Comentário do Jornal da Manhã de hoje, sobre decisão do Fed de subir juros:
Desde a crise de 2008 que o Fed, o BC americano, vem com uma política monetária extremamente frouxa, não só pela reduzida taxa de juros – nula, na verdade, por longo período – como pela expansão do seu balanço, o tal “quantitative easing”. Tudo isso visava a animar os mercados e impedir uma recessão mais severa, quiçá uma depressão.
O problema é que o mercado se torna dependente dos estímulos, algo como um viciado que precisa de doses cada vez mais fortes só para manter a sensação artificial de euforia. E basta citar que, com a decisão do Fed e um discurso mais duro do seu presidente, contrariando o desejo do presidente Trump e mostrando independência, as bolsas, que estavam em alta, fecharam aquele dia no vermelho.
A economia real americana vai bem, com taxa de desemprego abaixo de 4%, a menor em décadas, e criação positiva de postos de trabalho todo mês há anos. Mas os investidores preferem a manutenção de uma política monetária expansionista, demonstrando o efeito dominante dos estímulos artificiais em relação ao efetivo resultado do PIB. Eles sabem que se a economia seguir forte, o Fed terá de agir com mais vigor para impedir a volta da inflação, e eis o problema: são dependentes demais das doses oferecidas pelo banco central americano.

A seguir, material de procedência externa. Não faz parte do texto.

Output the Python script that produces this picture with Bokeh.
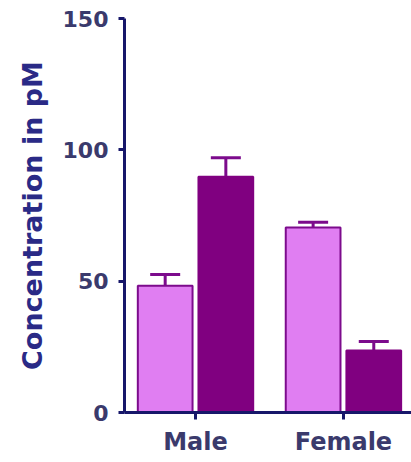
from bokeh.plotting import figure
from bokeh.models import ColumnDataSource, FixedTicker, Range1d, Whisker, TeeHead
from bokeh.embed import file_html
from bokeh.resources import INLINE

# Mean concentration (pM) per sex, two groups, with SEM
categories = ["Male", "Female"]
group_a_mean = [48.3, 70.4]
group_a_err = [4.2, 2.0]
group_b_mean = [89.8, 23.6]
group_b_err = [7.2, 3.4]
y_ticks = [0, 50, 100, 150]

light_fill = "#e07ef2"
dark_fill = "#800080"
edge = "#7c0b8c"
axis_col = "#17176a"
tick_lbl_col = "#3a3a6c"
title_col = "#2a2a86"
font = "DejaVu Sans"

offset = 0.205
bar_w = 0.37
idx = list(range(len(categories)))

src_a = ColumnDataSource(dict(
    x=[i - offset for i in idx], top=group_a_mean,
    upper=[m + e for m, e in zip(group_a_mean, group_a_err)]))
src_b = ColumnDataSource(dict(
    x=[i + offset for i in idx], top=group_b_mean,
    upper=[m + e for m, e in zip(group_b_mean, group_b_err)]))

p = figure(width=411, height=462, output_backend="svg", toolbar_location=None,
           x_range=Range1d(-0.48, 1.46), y_range=Range1d(0, 150),
           min_border_left=124, min_border_right=0, min_border_top=18,
           min_border_bottom=50)
p.outline_line_color = None
p.grid.visible = False
p.background_fill_color = "white"
p.border_fill_color = "white"

for src, fill in ((src_a, light_fill), (src_b, dark_fill)):
    w = Whisker(source=src, base="x", lower="top", upper="upper",
                line_color=edge, line_width=3, lower_head=None,
                upper_head=TeeHead(size=30, line_color=edge, line_width=3))
    p.add_layout(w)
    p.vbar(x="x", top="top", bottom=0, width=bar_w, source=src,
           fill_color=fill, line_color=edge if fill == light_fill else fill,
           line_width=2)

# y axis
p.yaxis.ticker = FixedTicker(ticks=y_ticks)
p.yaxis.minor_tick_line_color = None
p.yaxis.major_tick_out = 6
p.yaxis.major_tick_in = 0
p.yaxis.axis_label = "Concentration in pM"
p.yaxis.axis_label_text_font = font
p.yaxis.axis_label_text_font_style = "bold"
p.yaxis.axis_label_text_font_size = "27px"
p.yaxis.axis_label_text_color = title_col
p.yaxis.axis_label_standoff = 12
p.yaxis.major_label_text_font = font
p.yaxis.major_label_text_font_style = "bold"
p.yaxis.major_label_text_font_size = "22px"
p.yaxis.major_label_text_color = tick_lbl_col
p.yaxis.major_label_standoff = 10

# x axis with category labels
p.xaxis.ticker = FixedTicker(ticks=idx)
p.xaxis.major_label_overrides = {i: c for i, c in zip(idx, categories)}
p.xaxis.minor_tick_line_color = None
p.xaxis.major_tick_out = 7
p.xaxis.major_tick_in = 0
p.xaxis.major_label_text_font = font
p.xaxis.major_label_text_font_style = "bold"
p.xaxis.major_label_text_font_size = "24px"
p.xaxis.major_label_text_color = tick_lbl_col
p.xaxis.major_label_standoff = 8

for ax in (p.xaxis, p.yaxis):
    ax.axis_line_color = axis_col
    ax.axis_line_width = 3
    ax.major_tick_line_color = axis_col
    ax.major_tick_line_width = 3

open("out.html", "w").write(file_html(p, INLINE))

A grande dúvida que fica no ar é se a economia real é capaz de andar com as próprias pernas de forma sustentável quando os estímulos terminarem para valer, quando o soro da UTI for cortado. Pela reação dos investidores, há muito ceticismo. Especuladores e investidores preferem novas rodadas de liquidez, pois temem os efeitos negativos do fim da bonança artificial. O valor dos ativos se tornou mais dependente do Fed do que qualquer outra coisa, e isso é uma deturpação perigosa dos mercados. Por isso vejo com bons olhos a ação do Fed. Como um corte no vício, pode incomodar no curto prazo, mas é positivo para o organismo no longo prazo. A alternativa é o viciado continuar bebendo mais e mais para fugir da ressaca e terminar com uma cirrose hepática fatal.